-------- Task input --------
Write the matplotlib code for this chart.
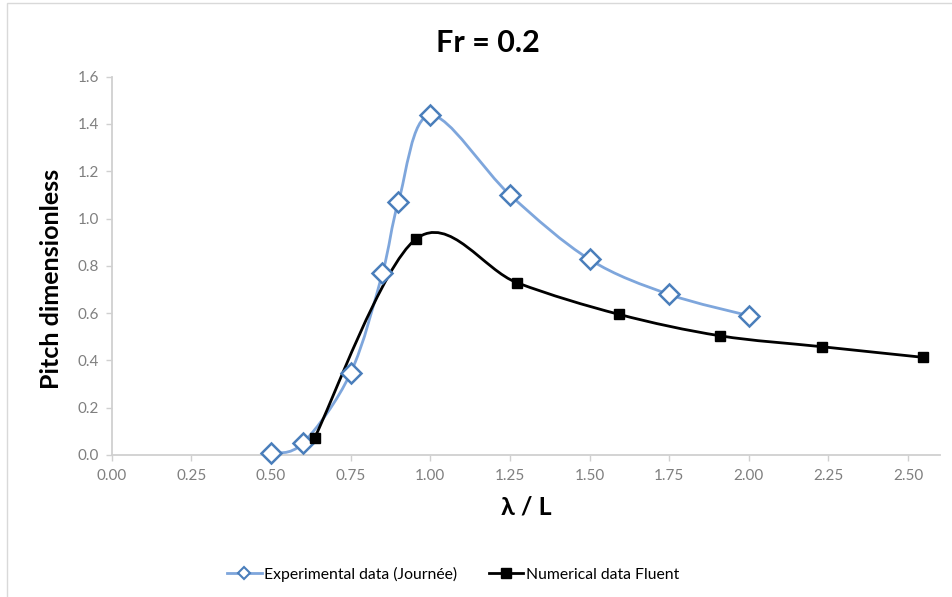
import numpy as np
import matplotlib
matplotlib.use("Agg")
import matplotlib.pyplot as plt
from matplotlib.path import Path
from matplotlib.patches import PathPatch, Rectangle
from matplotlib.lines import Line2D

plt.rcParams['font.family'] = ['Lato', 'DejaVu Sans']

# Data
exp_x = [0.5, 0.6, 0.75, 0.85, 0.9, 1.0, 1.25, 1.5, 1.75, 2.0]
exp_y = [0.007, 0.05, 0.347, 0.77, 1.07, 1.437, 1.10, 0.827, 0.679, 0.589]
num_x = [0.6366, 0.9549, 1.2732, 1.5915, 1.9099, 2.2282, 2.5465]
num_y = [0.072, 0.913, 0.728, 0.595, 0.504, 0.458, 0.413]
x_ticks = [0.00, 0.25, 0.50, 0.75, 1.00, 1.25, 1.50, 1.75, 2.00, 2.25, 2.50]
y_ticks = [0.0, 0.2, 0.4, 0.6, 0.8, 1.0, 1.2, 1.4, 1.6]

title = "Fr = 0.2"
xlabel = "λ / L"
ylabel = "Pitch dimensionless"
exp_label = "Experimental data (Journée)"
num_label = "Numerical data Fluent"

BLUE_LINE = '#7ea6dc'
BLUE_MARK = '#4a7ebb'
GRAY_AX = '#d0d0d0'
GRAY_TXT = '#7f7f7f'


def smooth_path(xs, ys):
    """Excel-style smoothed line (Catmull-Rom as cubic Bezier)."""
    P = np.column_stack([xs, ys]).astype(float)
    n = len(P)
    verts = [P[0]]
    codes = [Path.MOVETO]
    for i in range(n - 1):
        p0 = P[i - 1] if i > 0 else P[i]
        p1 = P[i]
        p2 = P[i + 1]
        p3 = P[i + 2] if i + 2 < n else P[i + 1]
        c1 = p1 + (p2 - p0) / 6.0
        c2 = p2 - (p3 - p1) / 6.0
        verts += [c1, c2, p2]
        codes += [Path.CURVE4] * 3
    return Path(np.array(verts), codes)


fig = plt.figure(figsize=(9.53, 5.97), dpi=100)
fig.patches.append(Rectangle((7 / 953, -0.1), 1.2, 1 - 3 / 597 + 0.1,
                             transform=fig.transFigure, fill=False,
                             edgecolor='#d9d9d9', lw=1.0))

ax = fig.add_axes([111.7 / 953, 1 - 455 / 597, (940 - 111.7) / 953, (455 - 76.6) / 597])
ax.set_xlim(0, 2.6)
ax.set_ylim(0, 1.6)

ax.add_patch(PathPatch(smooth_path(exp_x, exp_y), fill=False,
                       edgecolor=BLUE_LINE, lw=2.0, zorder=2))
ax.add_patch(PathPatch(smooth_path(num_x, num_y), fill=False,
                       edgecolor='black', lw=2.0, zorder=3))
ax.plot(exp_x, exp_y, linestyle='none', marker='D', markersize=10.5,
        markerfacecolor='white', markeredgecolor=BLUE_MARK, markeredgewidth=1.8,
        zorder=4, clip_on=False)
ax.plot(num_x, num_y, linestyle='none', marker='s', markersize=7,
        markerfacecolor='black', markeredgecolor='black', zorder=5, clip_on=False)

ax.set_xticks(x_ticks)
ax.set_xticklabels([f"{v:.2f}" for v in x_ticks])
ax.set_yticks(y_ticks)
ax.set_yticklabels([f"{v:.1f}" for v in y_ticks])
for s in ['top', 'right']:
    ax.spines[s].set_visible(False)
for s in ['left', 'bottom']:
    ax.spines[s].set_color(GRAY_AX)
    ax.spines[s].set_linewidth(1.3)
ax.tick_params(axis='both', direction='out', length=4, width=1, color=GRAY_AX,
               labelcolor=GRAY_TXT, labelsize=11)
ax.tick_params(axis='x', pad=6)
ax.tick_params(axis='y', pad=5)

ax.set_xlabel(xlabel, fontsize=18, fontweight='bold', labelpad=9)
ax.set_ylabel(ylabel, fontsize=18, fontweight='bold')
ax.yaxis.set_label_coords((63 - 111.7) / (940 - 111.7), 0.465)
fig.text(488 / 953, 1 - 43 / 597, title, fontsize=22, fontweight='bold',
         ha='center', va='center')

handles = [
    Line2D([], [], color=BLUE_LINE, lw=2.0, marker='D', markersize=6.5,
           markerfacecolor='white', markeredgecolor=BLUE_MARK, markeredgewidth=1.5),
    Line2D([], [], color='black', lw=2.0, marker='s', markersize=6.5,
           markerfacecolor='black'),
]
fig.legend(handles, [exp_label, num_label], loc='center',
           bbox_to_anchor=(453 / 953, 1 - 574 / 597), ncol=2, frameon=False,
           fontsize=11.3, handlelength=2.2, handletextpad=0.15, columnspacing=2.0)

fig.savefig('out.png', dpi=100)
--------
-------- Task input --------
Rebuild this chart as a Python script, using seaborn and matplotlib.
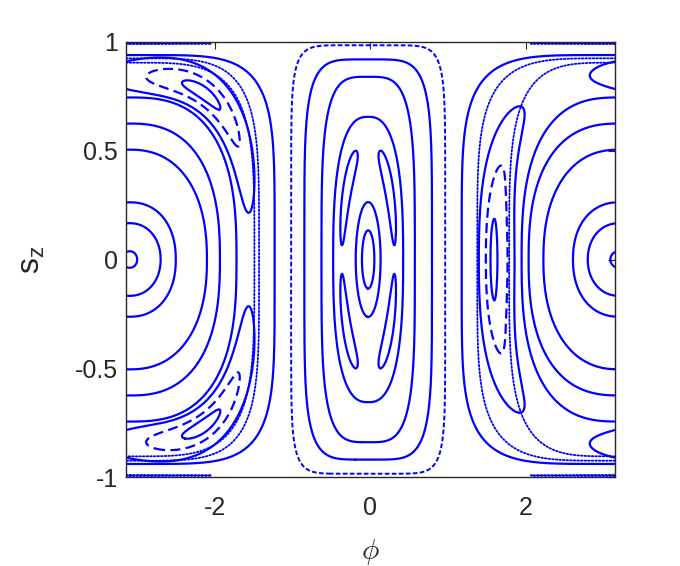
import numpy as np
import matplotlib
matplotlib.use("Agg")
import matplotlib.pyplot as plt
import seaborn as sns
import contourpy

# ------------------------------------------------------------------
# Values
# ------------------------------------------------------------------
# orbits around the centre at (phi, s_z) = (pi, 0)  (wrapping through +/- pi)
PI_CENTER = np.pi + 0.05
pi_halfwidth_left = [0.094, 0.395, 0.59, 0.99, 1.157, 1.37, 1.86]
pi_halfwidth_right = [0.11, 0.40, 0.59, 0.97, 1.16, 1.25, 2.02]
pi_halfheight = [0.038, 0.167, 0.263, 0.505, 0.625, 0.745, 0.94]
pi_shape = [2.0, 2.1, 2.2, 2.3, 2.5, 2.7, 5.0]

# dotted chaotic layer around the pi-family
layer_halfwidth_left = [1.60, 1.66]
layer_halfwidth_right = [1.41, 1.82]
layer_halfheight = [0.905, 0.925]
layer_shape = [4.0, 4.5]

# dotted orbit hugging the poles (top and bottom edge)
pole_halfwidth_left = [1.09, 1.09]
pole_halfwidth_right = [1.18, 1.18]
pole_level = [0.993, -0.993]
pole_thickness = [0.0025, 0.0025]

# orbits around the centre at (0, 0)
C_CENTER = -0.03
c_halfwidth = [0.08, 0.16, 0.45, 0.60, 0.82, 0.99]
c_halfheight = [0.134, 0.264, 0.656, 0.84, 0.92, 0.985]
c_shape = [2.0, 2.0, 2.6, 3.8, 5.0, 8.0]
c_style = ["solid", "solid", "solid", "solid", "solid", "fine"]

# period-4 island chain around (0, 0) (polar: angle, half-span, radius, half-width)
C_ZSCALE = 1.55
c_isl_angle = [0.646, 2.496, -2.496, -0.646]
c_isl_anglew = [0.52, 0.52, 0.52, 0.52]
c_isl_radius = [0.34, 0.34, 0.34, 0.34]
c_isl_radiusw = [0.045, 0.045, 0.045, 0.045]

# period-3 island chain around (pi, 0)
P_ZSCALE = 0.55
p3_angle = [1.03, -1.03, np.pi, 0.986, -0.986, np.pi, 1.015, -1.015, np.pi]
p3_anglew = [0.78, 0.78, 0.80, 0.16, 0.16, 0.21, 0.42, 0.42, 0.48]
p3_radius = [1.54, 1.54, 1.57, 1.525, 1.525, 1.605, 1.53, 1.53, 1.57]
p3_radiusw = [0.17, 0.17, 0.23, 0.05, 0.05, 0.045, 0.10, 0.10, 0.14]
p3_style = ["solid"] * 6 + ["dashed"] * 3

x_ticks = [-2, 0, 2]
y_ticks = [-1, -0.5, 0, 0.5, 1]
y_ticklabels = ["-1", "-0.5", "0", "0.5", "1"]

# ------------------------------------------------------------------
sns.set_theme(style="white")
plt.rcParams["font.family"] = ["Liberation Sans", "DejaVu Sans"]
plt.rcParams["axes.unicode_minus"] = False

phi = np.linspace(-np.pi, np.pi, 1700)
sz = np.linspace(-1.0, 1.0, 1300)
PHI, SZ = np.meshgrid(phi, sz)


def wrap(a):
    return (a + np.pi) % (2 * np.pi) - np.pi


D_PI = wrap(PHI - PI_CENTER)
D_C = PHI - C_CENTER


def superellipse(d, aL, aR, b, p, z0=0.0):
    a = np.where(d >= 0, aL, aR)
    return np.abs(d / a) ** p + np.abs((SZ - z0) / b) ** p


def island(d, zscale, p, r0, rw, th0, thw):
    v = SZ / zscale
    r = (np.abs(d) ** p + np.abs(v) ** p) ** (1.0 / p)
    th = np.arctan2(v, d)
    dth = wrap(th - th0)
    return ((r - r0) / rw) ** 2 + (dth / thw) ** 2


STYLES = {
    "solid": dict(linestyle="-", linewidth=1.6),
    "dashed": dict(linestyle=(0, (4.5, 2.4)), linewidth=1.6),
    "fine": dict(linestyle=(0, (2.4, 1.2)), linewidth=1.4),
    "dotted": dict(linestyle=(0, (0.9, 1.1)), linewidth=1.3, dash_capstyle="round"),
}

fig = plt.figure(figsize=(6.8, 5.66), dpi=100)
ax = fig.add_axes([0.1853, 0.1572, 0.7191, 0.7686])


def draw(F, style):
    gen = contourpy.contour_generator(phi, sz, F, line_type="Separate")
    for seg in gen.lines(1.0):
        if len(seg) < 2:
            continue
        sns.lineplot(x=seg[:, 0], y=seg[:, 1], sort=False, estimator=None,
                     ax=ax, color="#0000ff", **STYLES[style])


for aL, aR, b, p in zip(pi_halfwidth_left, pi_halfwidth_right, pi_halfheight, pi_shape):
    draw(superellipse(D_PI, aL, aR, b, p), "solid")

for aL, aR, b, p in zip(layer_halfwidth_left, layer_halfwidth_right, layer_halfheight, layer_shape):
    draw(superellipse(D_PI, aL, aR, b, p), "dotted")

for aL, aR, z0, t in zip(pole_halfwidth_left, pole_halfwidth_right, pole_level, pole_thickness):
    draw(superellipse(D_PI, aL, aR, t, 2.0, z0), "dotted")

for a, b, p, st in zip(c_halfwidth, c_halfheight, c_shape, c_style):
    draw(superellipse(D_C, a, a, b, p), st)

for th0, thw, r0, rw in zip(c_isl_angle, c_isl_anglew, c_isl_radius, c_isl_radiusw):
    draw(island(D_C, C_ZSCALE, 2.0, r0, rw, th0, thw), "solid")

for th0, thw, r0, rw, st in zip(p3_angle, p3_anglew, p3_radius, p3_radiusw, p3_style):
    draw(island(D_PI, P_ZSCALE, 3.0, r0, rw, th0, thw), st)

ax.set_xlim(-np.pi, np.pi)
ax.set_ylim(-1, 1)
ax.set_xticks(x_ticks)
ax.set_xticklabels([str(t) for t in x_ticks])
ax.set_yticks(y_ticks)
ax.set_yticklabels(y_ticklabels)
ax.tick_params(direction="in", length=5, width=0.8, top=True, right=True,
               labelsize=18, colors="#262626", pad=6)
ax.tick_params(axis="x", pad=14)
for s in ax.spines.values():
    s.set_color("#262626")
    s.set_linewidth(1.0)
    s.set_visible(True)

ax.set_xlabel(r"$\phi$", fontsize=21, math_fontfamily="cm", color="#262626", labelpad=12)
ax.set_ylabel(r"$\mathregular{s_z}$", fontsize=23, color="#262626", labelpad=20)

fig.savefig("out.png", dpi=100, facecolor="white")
--------
[Task directions]:
Repeat exactly, and only, the lines from the one containing "Write the matplotlib code for this chart." through the one containing "GRAY_TXT = '#7f7f7f'", both included, without the pictures.

[Task solution]:
Write the matplotlib code for this chart.
import numpy as np
import matplotlib
matplotlib.use("Agg")
import matplotlib.pyplot as plt
from matplotlib.path import Path
from matplotlib.patches import PathPatch, Rectangle
from matplotlib.lines import Line2D

plt.rcParams['font.family'] = ['Lato', 'DejaVu Sans']

# Data
exp_x = [0.5, 0.6, 0.75, 0.85, 0.9, 1.0, 1.25, 1.5, 1.75, 2.0]
exp_y = [0.007, 0.05, 0.347, 0.77, 1.07, 1.437, 1.10, 0.827, 0.679, 0.589]
num_x = [0.6366, 0.9549, 1.2732, 1.5915, 1.9099, 2.2282, 2.5465]
num_y = [0.072, 0.913, 0.728, 0.595, 0.504, 0.458, 0.413]
x_ticks = [0.00, 0.25, 0.50, 0.75, 1.00, 1.25, 1.50, 1.75, 2.00, 2.25, 2.50]
y_ticks = [0.0, 0.2, 0.4, 0.6, 0.8, 1.0, 1.2, 1.4, 1.6]

title = "Fr = 0.2"
xlabel = "λ / L"
ylabel = "Pitch dimensionless"
exp_label = "Experimental data (Journée)"
num_label = "Numerical data Fluent"

BLUE_LINE = '#7ea6dc'
BLUE_MARK = '#4a7ebb'
GRAY_AX = '#d0d0d0'
GRAY_TXT = '#7f7f7f'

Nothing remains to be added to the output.